Friday, December 08, 2017

At The Atlantic: Bryan Caplan's entry in the "kids today! Amirite?" sweepstakes

At The Atlantic, Bryan Caplan says "The World Might Be Better Off Without College for Everyone." (https://www.theatlantic.com/magazine/archive/2018/01/whats-college-good-for/546590/).

But just when you think he might have a point--there are indeed many kinds of work for which traditional college isn't needed where people will make way more than college professors, for example--he joins the chorus, usually led by the minions of wealth at the Wall Street Journal, about kids these days.

He has a minor point with this:
"The labor market doesn’t pay you for the useless subjects you master; it pays you for the preexisting traits you signal by mastering them."

If we can swallow "useless subjects"--I can't--it's still somewhat true that the traits are important, yet so is the place where you learn to think.

But here's what he concludes:
Kids these days don't like to learn: "Indeed, today’s college students are less willing than those of previous generations to do the bare minimum of showing up for class and temporarily learning whatever’s on the test. . . .  Fifty years ago, college was a full-time job. The typical student spent 40 hours a week in class or studying. Effort has since collapsed across the board. “Full time” college students now average 27 hours of academic work a week—including just 14 hours spent studying.
What are students doing with their extra free time? Having fun.
 Aaaaannnnd--there it is. Kids these days. Having fun. I don't know what his students are doing at George Mason University, but mine are working.
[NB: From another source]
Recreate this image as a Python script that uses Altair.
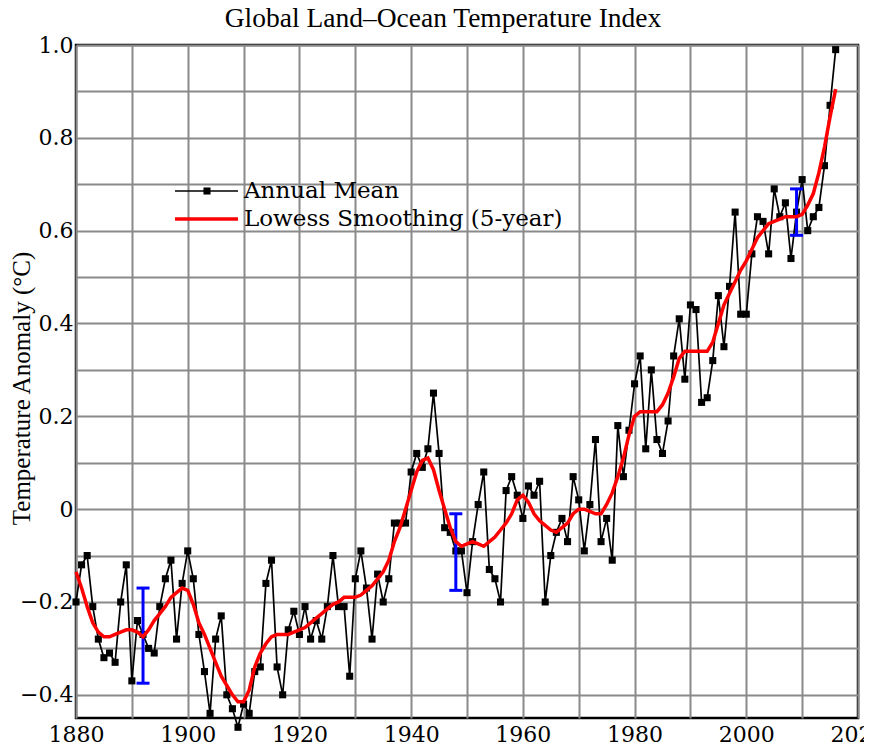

They're holding down jobs and trying to get through with a minimum of debt because they don't have a trust fund.

His argument is basically twofold, but wholly conservative.

1. People in Certain Classes of Society ought to know their place and become worker drones if they can't properly appreciate, with suitable leisure, Great Thoughts.

2. Things were better in the old days, when everyone was intellectual.

This tells me (1) his political perspective about social class and (2) that he has no idea that students have been excoriated for "having fun" for literally millennia.

As I wrote in a little screed of my own against this kind of article in 2013 http://notofgeneralinterest.blogspot.com/2013/07/at-wsj-education-aint-what-it-used-to.html
First of all, I think this is the same article they run every month under a different title and by-line. It goes something like this:

When I was at beautiful Ivy or Oxbridge back in the olden days, I had an extremely famous professor (this time: Frank Kermode) who inspired me with the timeless truths of the humanities curriculum. 
Alas, there were few such professors then, and there are none today. That pesky GI bill opened education to the masses, and now students want grades instead of reading literature for timeless truths. Literature has been sullied by the grade-grubbing paws of these students. Where is the pure love of literature of yesteryear?  
Now, I have a certain sympathy for the author's love of literature because I obviously think it's important, too, and what he says about the thrill of books--yes, I get that.

But is the best way to get students to have this relationship to books, where the books help them to experience their lives in different ways, to avoid teaching the humanities?

I'm imagining students, taking 15 credit hours, working 20 hours a week at Mickey D's. What happens if you toss them a copy of The Odyssey or Henry IV, Part I, and say, "Here, kid, this will change your life. Read it in your spare time"?
This is the "kids these days" argument 2.0, and I'm still not buying it.